## Written instruction:
Each line of the data that includes the string "this" is to be copied out.

## Given records:

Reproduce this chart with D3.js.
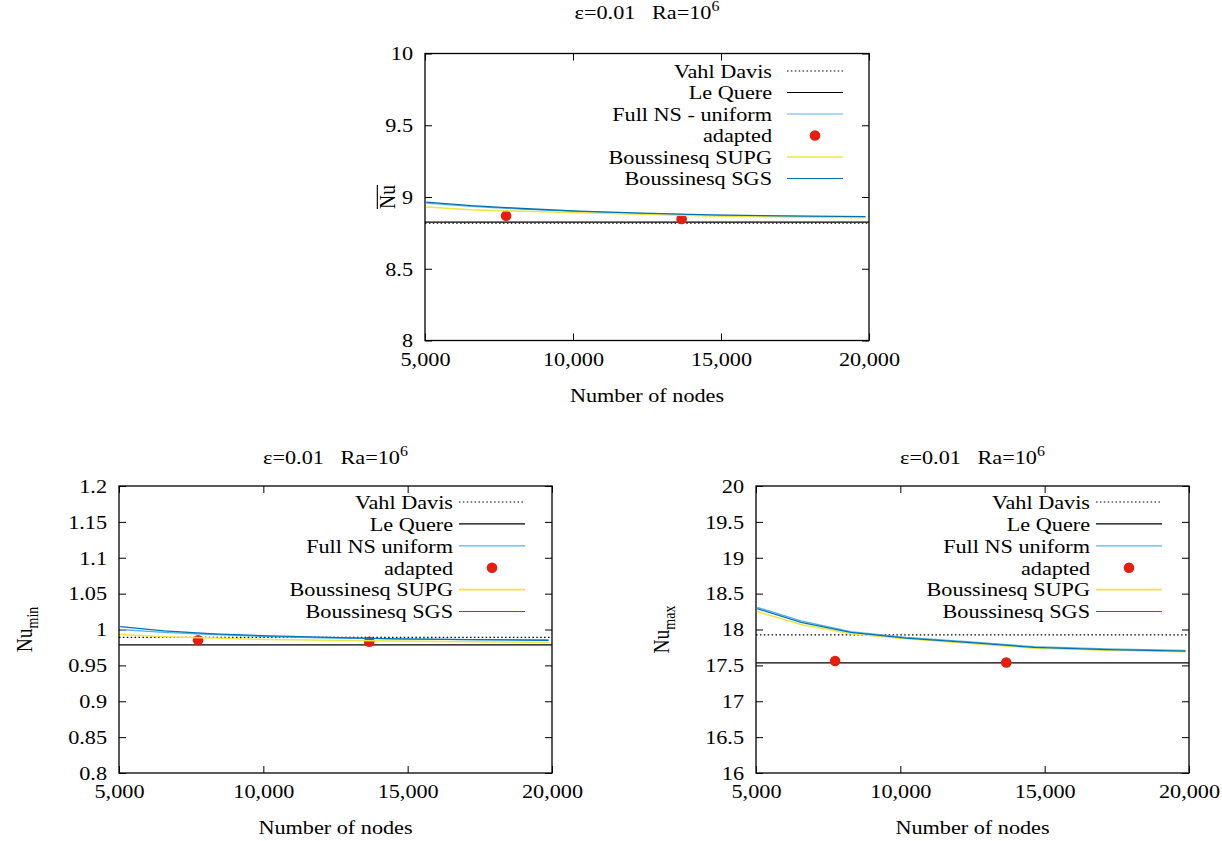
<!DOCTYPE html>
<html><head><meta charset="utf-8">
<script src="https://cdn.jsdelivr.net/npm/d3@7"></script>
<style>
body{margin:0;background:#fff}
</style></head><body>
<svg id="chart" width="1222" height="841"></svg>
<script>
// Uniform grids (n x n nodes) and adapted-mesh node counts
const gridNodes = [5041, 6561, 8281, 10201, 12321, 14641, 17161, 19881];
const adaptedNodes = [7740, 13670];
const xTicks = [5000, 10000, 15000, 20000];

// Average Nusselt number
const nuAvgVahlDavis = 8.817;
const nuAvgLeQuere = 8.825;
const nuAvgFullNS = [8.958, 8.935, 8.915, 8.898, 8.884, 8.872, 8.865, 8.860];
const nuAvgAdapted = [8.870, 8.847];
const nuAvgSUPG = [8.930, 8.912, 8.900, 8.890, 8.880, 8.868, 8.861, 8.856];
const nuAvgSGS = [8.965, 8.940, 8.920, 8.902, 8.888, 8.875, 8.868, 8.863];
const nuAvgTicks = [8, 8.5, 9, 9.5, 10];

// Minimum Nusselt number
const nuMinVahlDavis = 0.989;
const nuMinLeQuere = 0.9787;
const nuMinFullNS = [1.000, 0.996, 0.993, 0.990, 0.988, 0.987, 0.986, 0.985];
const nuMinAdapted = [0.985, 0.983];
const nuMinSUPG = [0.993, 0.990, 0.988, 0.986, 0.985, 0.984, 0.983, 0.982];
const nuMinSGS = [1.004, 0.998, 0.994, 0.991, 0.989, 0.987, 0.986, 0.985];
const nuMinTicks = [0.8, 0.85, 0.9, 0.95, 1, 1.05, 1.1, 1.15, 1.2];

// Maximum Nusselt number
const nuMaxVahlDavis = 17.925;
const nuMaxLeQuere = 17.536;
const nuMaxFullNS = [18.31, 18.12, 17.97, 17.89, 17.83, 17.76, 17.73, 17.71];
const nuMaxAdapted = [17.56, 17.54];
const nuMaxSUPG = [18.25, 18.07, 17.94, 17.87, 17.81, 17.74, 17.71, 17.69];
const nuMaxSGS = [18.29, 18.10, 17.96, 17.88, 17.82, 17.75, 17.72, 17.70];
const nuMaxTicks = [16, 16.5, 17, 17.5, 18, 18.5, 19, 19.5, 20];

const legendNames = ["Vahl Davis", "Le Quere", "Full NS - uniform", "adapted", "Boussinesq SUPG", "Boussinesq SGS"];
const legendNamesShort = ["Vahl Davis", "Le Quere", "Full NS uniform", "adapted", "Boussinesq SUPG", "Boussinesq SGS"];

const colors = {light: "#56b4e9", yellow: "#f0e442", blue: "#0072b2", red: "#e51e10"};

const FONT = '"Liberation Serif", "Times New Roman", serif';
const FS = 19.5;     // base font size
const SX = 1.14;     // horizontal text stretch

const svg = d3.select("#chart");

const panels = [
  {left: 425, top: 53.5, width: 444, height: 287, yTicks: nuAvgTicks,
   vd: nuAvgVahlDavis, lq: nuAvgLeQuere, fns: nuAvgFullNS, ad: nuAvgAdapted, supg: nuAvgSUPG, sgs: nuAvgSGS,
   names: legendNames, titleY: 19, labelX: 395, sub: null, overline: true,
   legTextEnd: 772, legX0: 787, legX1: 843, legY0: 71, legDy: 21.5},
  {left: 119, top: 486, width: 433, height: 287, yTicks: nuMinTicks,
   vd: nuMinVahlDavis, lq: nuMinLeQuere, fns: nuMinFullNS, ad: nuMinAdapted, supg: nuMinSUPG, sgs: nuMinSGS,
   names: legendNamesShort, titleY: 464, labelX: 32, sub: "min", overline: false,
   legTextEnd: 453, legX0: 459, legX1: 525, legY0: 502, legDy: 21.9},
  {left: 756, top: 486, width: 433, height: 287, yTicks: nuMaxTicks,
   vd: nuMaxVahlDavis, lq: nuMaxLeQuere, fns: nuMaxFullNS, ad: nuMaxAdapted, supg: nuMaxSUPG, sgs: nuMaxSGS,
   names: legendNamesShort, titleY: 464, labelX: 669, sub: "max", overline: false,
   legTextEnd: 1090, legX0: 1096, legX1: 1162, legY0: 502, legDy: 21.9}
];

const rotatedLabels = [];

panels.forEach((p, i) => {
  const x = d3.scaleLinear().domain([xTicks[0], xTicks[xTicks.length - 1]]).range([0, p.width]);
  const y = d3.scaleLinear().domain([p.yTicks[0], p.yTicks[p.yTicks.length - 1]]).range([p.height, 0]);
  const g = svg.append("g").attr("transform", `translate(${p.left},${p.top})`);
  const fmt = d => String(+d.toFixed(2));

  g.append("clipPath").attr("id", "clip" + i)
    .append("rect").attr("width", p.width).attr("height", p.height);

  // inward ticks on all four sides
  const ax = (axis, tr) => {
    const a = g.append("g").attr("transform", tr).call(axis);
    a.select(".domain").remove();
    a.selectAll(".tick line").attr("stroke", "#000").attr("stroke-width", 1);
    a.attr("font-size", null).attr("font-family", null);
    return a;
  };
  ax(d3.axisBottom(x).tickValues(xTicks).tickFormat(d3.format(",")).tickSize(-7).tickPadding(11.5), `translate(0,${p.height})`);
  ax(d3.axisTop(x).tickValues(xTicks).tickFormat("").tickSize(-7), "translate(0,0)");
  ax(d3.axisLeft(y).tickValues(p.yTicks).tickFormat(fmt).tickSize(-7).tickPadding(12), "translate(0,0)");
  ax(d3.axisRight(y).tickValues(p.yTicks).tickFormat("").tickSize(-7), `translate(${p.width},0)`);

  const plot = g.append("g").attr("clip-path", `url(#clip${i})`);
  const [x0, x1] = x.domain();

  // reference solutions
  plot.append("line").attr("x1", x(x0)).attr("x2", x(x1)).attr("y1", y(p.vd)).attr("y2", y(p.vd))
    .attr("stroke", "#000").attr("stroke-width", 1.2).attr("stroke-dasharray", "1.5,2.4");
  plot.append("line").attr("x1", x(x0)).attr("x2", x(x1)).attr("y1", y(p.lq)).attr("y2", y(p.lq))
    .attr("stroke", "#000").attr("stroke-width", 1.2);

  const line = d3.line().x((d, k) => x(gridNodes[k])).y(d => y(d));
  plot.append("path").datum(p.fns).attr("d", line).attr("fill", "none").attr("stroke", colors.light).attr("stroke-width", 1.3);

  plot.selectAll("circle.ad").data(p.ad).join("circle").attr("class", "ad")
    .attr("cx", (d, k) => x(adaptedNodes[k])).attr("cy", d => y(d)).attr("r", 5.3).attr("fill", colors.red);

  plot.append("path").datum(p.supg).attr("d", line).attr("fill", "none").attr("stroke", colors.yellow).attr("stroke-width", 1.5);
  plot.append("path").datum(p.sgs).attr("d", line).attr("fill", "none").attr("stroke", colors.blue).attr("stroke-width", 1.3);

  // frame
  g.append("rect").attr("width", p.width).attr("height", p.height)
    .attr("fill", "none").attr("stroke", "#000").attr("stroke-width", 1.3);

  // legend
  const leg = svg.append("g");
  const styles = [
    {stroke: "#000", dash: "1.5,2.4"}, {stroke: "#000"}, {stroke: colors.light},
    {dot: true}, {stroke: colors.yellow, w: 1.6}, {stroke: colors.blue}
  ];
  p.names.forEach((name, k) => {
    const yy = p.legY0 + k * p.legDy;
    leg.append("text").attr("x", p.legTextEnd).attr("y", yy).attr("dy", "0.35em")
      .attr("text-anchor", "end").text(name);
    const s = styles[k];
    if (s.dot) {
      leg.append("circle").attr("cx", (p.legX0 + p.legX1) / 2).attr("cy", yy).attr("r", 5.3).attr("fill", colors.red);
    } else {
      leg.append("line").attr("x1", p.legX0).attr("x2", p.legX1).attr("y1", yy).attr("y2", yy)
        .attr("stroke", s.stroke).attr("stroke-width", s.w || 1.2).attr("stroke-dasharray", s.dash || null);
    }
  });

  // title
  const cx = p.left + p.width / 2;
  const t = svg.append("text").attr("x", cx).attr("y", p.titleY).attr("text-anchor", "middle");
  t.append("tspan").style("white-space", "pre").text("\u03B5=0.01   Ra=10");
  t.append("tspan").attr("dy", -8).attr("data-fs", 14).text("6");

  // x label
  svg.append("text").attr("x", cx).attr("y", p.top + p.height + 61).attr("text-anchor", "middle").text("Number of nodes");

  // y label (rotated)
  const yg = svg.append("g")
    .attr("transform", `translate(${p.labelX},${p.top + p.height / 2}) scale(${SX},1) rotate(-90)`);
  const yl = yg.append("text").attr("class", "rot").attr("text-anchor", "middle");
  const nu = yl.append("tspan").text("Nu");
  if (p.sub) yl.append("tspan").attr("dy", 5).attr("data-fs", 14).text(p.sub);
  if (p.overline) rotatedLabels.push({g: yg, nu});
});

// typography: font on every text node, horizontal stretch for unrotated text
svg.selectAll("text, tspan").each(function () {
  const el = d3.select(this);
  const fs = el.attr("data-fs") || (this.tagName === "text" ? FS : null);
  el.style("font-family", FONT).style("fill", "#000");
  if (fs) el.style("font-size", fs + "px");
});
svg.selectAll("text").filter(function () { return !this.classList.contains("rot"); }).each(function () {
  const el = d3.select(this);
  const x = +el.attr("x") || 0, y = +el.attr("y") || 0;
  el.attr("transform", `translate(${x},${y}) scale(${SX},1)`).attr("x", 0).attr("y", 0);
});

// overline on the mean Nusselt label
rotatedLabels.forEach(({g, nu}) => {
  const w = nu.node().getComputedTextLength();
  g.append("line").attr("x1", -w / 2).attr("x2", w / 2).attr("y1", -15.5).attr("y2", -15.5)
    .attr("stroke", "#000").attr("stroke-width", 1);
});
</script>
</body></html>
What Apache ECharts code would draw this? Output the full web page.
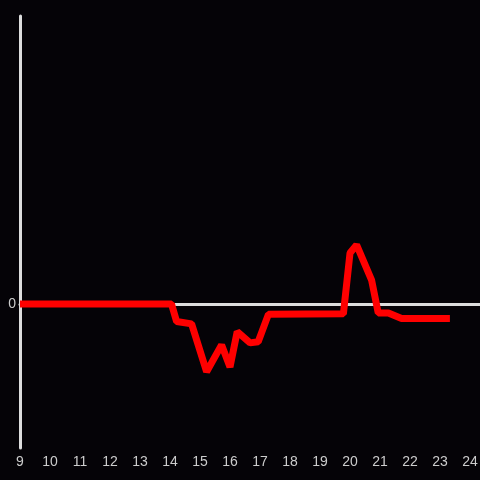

## The solution:
Reproduce this chart with D3.js.
  const el = d3.select(this);
  const fs = el.attr("data-fs") || (this.tagName === "text" ? FS : null);
svg.selectAll("text").filter(function () { return !this.classList.contains("rot"); }).each(function () {
  const el = d3.select(this);
What Apache ECharts code would draw this? Output the full web page.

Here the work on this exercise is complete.